Despite the group's work and programs geared toward tomorrow, many Auto Club members still associate the organization with its early posting of signs, issuance of license plates, the first road maps and, for a time, even its own theft bureau, which employed detectives to track down members' stolen cars.

"It was 1915," Roth said. "Vehicle theft was becoming a problem for the first time. The Auto Club would look for members' cars on its own, and also give awards to police officers who caught auto thieves."

The names of several early club employees have survived the decades, and Roth and Yates recall their accomplishments fondly. Attorney Galen Davis, for example, was a 30-year employee who was a key figure in the standardizing of traffic codes throughout the state.

Then there was Ernest East, who was with the Auto Club from 1921, when such automotive brands as Franklins, Durants and Hudsons shared Southern California roads, until 1957, when the Volkswagen bug was becoming popular.

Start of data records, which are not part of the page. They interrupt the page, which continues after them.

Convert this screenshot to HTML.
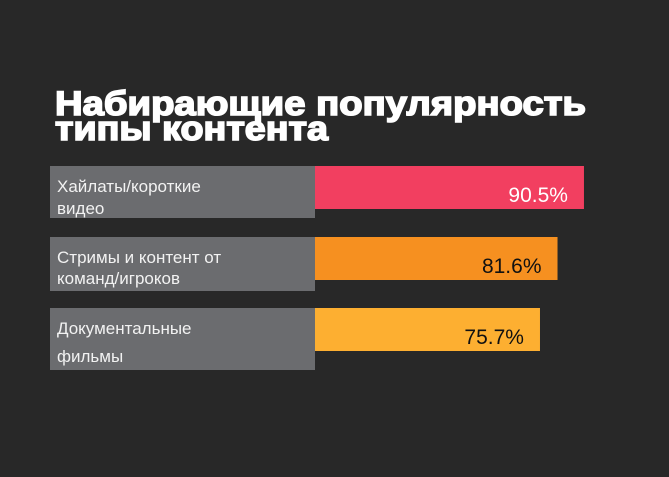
<!DOCTYPE html>
<html><head><meta charset="utf-8"><style>
html,body{margin:0;padding:0;background:#282828;}
svg{display:block;font-family:"Liberation Sans","DejaVu Sans",sans-serif;}
</style></head><body>
<svg width="669" height="477" viewBox="0 0 669 477">
<rect x="0" y="0" width="669" height="477" fill="#282828"/>
<g>
<text x="55" y="115" font-size="34" font-weight="bold" fill="#fff" stroke="#fff" stroke-width="1.6" textLength="531" lengthAdjust="spacingAndGlyphs">Набирающие популярность</text>
<text x="55" y="140" font-size="34" font-weight="bold" fill="#fff" stroke="#fff" stroke-width="1.6" textLength="273" lengthAdjust="spacingAndGlyphs">типы контента</text>
</g>
<g id="bars"></g>
</svg>
<script>
const categories1 = ["Хайлаты/короткие", "Стримы и контент от", "Документальные"];
const categories2 = ["видео", "команд/игроков", "фильмы"];
const values = [90.5, 81.6, 75.7];
const valueLabels = ["90.5%", "81.6%", "75.7%"];
const colors = ["#f23f60", "#f69020", "#fdaf31"];
const textColors = ["#ffffff", "#111111", "#111111"];
const rowTops = [166, 237, 308];
const labelHeights = [52, 54, 62];
const line2Offsets = [48, 47, 54];
const x0 = 315, scale = 2.972, barH = 43;
function xs(v){return x0 + v*scale;}
const ns = "http://www.w3.org/2000/svg";
const g = document.getElementById("bars");
function mk(tag, attrs){const e=document.createElementNS(ns,tag);for(const k in attrs)e.setAttribute(k,attrs[k]);g.appendChild(e);return e;}
values.forEach((v,i)=>{
  const y = rowTops[i];
  const lb = mk("rect",{x:50,y:y,width:x0-50,height:labelHeights[i],fill:"#6b6c6f"});
  
  
  const t1 = mk("text",{x:57,y:y+26,"font-size":17,fill:"#f2f2f2"});
  t1.textContent = categories1[i];
  
  
  const t2 = mk("text",{x:57,y:y+line2Offsets[i],"font-size":17,fill:"#f2f2f2"});
  t2.textContent = categories2[i];
  
  
  const b = mk("rect",{x:x0,y:y,width:xs(v)-x0,height:barH,fill:colors[i]});
  
  
  const vt = mk("text",{x:xs(v)-16,y:y+36,"font-size":21,fill:textColors[i],"text-anchor":"end"});
  vt.textContent = valueLabels[i];
  
  
});
</script>
</body></html>
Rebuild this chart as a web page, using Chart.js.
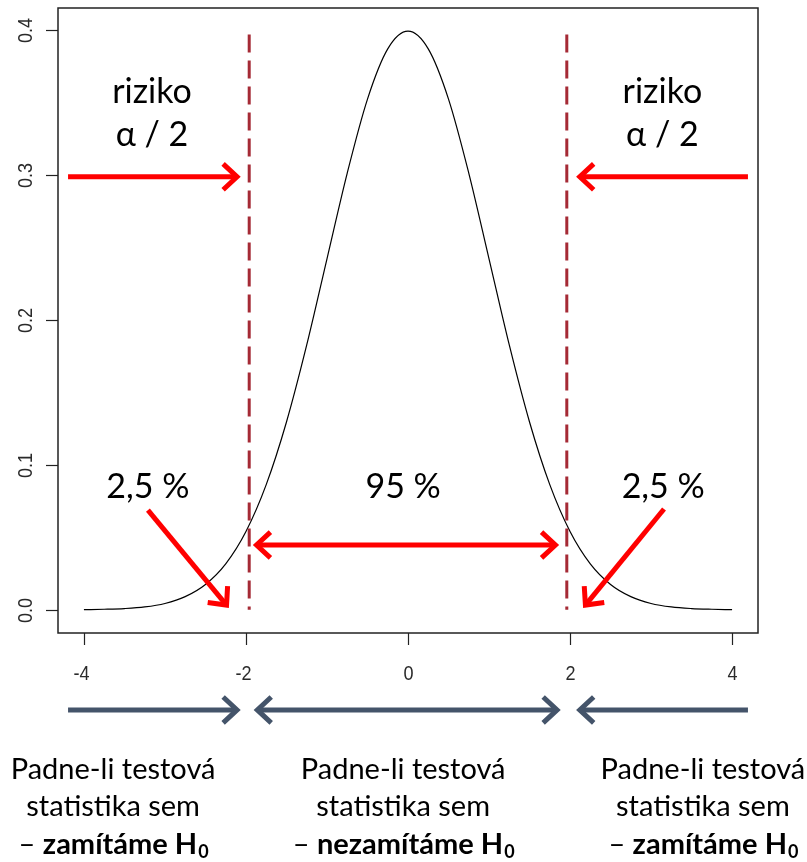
<!DOCTYPE html>
<html>
<head>
<meta charset="utf-8">
<script src="https://cdn.jsdelivr.net/npm/chart.js@4/dist/chart.umd.min.js"></script>
<style>
html,body{margin:0;padding:0;background:#fff;}
canvas{display:block;}
</style>
</head>
<body>
<canvas id="c" width="807" height="862"></canvas>
<script>
// ---- data ----
const xValues = [-4,-3.75,-3.5,-3.25,-3,-2.75,-2.5,-2.25,-2,-1.75,-1.5,-1.25,-1,-0.75,-0.5,-0.25,0,0.25,0.5,0.75,1,1.25,1.5,1.75,2,2.25,2.5,2.75,3,3.25,3.5,3.75,4];
const density = [0.0001,0.0004,0.0009,0.0020,0.0044,0.0091,0.0175,0.0317,0.0540,0.0863,0.1295,0.1826,0.2420,0.3011,0.3521,0.3867,0.3989,0.3867,0.3521,0.3011,0.2420,0.1826,0.1295,0.0863,0.0540,0.0317,0.0175,0.0091,0.0044,0.0020,0.0009,0.0004,0.0001];
const xTicks = [-4,-2,0,2,4];
const xTickLabels = ['-4','-2','0','2','4'];
const yTicks = [0,0.1,0.2,0.3,0.4];
const yTickLabels = ['0.0','0.1','0.2','0.3','0.4'];
const criticalValues = [-1.96, 1.96];
const criticalTop = 0.4;

// annotation texts
const riskLines = ['riziko', 'α / 2'];
const riskX = [-3.16, 3.14];
const riskY = [0.357, 0.327];
const pctLabels = ['2,5 %', '95 %', '2,5 %'];
const pctX = [-3.21, -0.06, 3.15];
const pctY = 0.0847;
// red arrows: [x1,y1,x2,y2,headStart,headEnd]
const redArrows = [
  [-4.196, 0.2985, -2.11, 0.2985, false, true],
  [4.196, 0.2985, 2.12, 0.2985, false, true],
  [-1.87, 0.0447, 1.82, 0.0447, true, true],
  [-3.21, 0.0688, -2.24, 0.0033, false, true],
  [3.16, 0.0695, 2.19, 0.0033, false, true]
];
// blue arrows below the axis
const blueY = -0.069;
const blueArrows = [
  [-4.196, blueY, -2.11, blueY, false, true],
  [-1.86, blueY, 1.84, blueY, true, true],
  [4.196, blueY, 2.12, blueY, false, true]
];
const bottomX = [-3.64, -0.06, 3.64];
const bottomLine1 = 'Padne-li testová';
const bottomLine2 = 'statistika sem';
const bottomBold = ['zamítáme H', 'nezamítáme H', 'zamítáme H'];
const bottomLineY = [-0.1103, -0.1355, -0.1617];

const TEXT_FONT = 'Lato, "Open Sans", sans-serif';
const AXIS_FONT = '"Liberation Sans", Arial, sans-serif';

function arrow(ctx, x1, y1, x2, y2, hs, he, color, w) {
  ctx.save();
  ctx.strokeStyle = color; ctx.lineWidth = w; ctx.lineCap = 'butt'; ctx.lineJoin = 'miter';
  ctx.beginPath(); ctx.moveTo(x1, y1); ctx.lineTo(x2, y2); ctx.stroke();
  const L = 19, A = Math.PI / 4.2;
  function head(px, py, fx, fy) {
    const ang = Math.atan2(py - fy, px - fx);
    ctx.beginPath();
    ctx.moveTo(px - L * Math.cos(ang - A), py - L * Math.sin(ang - A));
    ctx.lineTo(px, py);
    ctx.lineTo(px - L * Math.cos(ang + A), py - L * Math.sin(ang + A));
    ctx.stroke();
  }
  if (he) head(x2, y2, x1, y1);
  if (hs) head(x1, y1, x2, y2);
  ctx.restore();
}

function narrowText(ctx, text, x, y, rot) {
  ctx.save();
  ctx.translate(x, y);
  if (rot) ctx.rotate(rot);
  ctx.scale(0.86, 1);
  ctx.fillText(text, 0, 0);
  ctx.restore();
}

const decor = {
  id: 'decor',
  beforeDatasetsDraw(chart) {
    const ctx = chart.ctx, xs = chart.scales.x, ys = chart.scales.y, a = chart.chartArea;
    ctx.save();
    // box
    ctx.strokeStyle = '#222'; ctx.lineWidth = 1.5;
    ctx.strokeRect(a.left, a.top, a.right - a.left, a.bottom - a.top);
    // ticks
    ctx.lineWidth = 1.2; ctx.strokeStyle = '#222';
    ctx.fillStyle = '#2a2a2a';
    ctx.font = '21px ' + AXIS_FONT;
    ctx.textAlign = 'center'; ctx.textBaseline = 'middle';
    xTicks.forEach((v, i) => {
      const px = Math.round(xs.getPixelForValue(v)) + 0.5;
      ctx.beginPath(); ctx.moveTo(px, a.bottom); ctx.lineTo(px, a.bottom + 12); ctx.stroke();
      narrowText(ctx, xTickLabels[i], px - (v < 0 ? 3 : 0), a.bottom + 41, 0);
    });
    yTicks.forEach((v, i) => {
      const py = Math.round(ys.getPixelForValue(v)) + 0.5;
      ctx.beginPath(); ctx.moveTo(a.left, py); ctx.lineTo(a.left - 12, py); ctx.stroke();
      narrowText(ctx, yTickLabels[i], a.left - 32, py, -Math.PI / 2);
    });
    ctx.restore();
  },
  afterDatasetsDraw(chart) {
    const ctx = chart.ctx, xs = chart.scales.x, ys = chart.scales.y;
    const X = v => xs.getPixelForValue(v), Y = v => ys.getPixelForValue(v);
    ctx.save();
    // critical dashed lines
    ctx.strokeStyle = '#a52a35'; ctx.lineWidth = 3; ctx.setLineDash([18, 8]);
    criticalValues.forEach(v => {
      ctx.beginPath(); ctx.moveTo(X(v), Y(criticalTop) + 5); ctx.lineTo(X(v), Y(0)); ctx.stroke();
    });
    ctx.setLineDash([]);
    // text
    ctx.fillStyle = '#000';
    ctx.textAlign = 'center'; ctx.textBaseline = 'middle';
    ctx.font = '34px ' + TEXT_FONT;
    riskX.forEach(x => {
      riskLines.forEach((t, j) => ctx.fillText(t, X(x), Y(riskY[j])));
    });
    pctLabels.forEach((t, i) => ctx.fillText(t, X(pctX[i]), Y(pctY)));
    // red arrows
    redArrows.forEach(r => arrow(ctx, X(r[0]), Y(r[1]), X(r[2]), Y(r[3]), r[4], r[5], '#ff0000', 5));
    // blue arrows
    blueArrows.forEach(r => arrow(ctx, X(r[0]), Y(r[1]), X(r[2]), Y(r[3]), r[4], r[5], '#44546a', 5));
    // bottom text
    const reg = '29px ' + TEXT_FONT, bold = 'bold 29px ' + TEXT_FONT, sub = 'bold 18px ' + TEXT_FONT;
    bottomX.forEach((x, i) => {
      const cx = X(x);
      ctx.font = reg; ctx.textAlign = 'center';
      ctx.fillText(bottomLine1, cx, Y(bottomLineY[0]));
      ctx.fillText(bottomLine2, cx, Y(bottomLineY[1]));
      // composite line
      ctx.textAlign = 'left';
      ctx.font = reg; const w1 = ctx.measureText('– ').width;
      ctx.font = bold; const w2 = ctx.measureText(bottomBold[i]).width;
      ctx.font = sub; const w3 = ctx.measureText('0').width;
      let sx = cx - (w1 + w2 + w3) / 2;
      const y3 = Y(bottomLineY[2]);
      ctx.font = reg; ctx.fillText('– ', sx, y3); sx += w1;
      ctx.font = bold; ctx.fillText(bottomBold[i], sx, y3); sx += w2 + 1;
      ctx.font = sub; ctx.fillText('0', sx, y3 + 8);
    });
    ctx.restore();
  }
};

new Chart(document.getElementById('c'), {
  type: 'line',
  data: {
    datasets: [{
      data: xValues.map((x, i) => ({ x: x, y: density[i] })),
      borderColor: '#000', borderWidth: 1.2, pointRadius: 0,
      cubicInterpolationMode: 'monotone', fill: false
    }]
  },
  options: {
    responsive: false, animation: false,
    layout: { padding: { left: 58, right: 49, top: 8, bottom: 229 } },
    plugins: { legend: { display: false }, tooltip: { enabled: false } },
    scales: {
      x: { type: 'linear', min: -4.32, max: 4.32, display: false },
      y: { type: 'linear', min: -0.01596, max: 0.4149, display: false }
    }
  },
  plugins: [decor]
});
</script>
</body>
</html>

In 1928, East, who eventually became chief engineer and served on the Los Angeles Traffic Commission, was concerned about traffic safety at Sunset Junction, where Sunset and Hollywood boulevards intersect with four other streets.

"There were six lanes of traffic plus two rail lines," Roth said. "There were no signals. It was a very dangerous intersection, no lane markers, no stop signs. Plus, pedestrians were crossing the street to get out to the trolleys. East put a 16-millimeter camera onto a pole, let it run and analyzed the data."

Roth cautions against calling East's move a predecessor to traffic cameras. "He was just documenting conditions as a way of influencing public policy," Roth said. "There were some traffic signals in the city, but they weren't everywhere. What he did was geared toward safety, toward transportation; where we needed parking, where we needed bridges.

"That's what he was filming for. That's what he did."